His death comes into sharper focus in the age of AI-generated art and algorithmic creativity. Picasso’s genius was synthesis and transformation — breaking everything apart and reassembling it in ways no one had seen. That is a deeply human act, born of a specific life, specific obsessions, and a lifetime of failure and reinvention. His legacy has also been reassessed in recent years for his exploitative relationships with women — a reminder that cultural greatness and personal harm are not mutually exclusive, and that the full accounting of a legacy eventually arrives whether we invite it or not.
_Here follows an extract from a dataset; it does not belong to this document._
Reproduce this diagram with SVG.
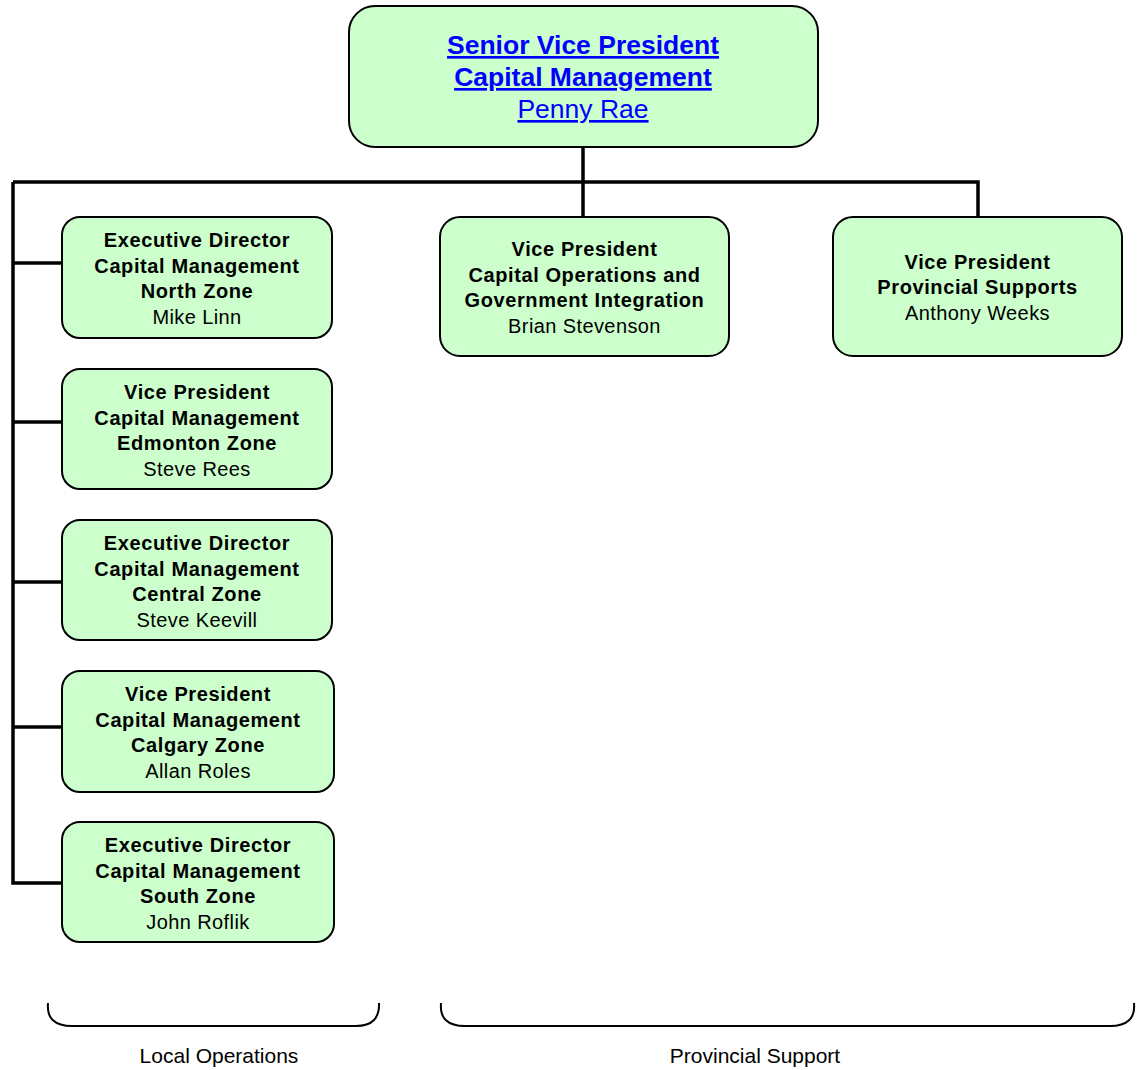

1974 — Hank Aaron Hits Home Run #715
On April 8, 1974, before a crowd of 53,775 in Atlanta, Hank Aaron hit his 715th career home run off Dodgers pitcher Al Downing in the fourth inning, breaking Babe Ruth’s record that had stood for nearly four decades. His mother ran onto the field and grabbed him — Aaron later realized she wasn’t hugging him out of joy alone, but out of terror, finally released. In the months leading up to the record, Aaron had received nearly a million pieces of mail, much of it death threats and racist hate. He had a full-time bodyguard. The FBI was monitoring threats on his life. Vin Scully’s call has lived in the American memory ever since: “A Black man is getting a standing ovation in the Deep South for breaking a record of an all-time baseball idol. And it is a great moment for all of us.”


Aaron later said the experience had “chipped away at a part of my life I will never have again” — that he had never been able to simply enjoy breaking the record because of the hatred that surrounded it. Time magazine reflected after his death in 2021 that in the age of social media, the volume and viciousness would have been orders of magnitude worse. April 8, 1974 is a study in the price paid by those who achieve what this society was designed to prevent them from achieving. A standing ovation and a death threat are not opposites — sometimes they arrive in the same moment, in the same stadium, on the same night.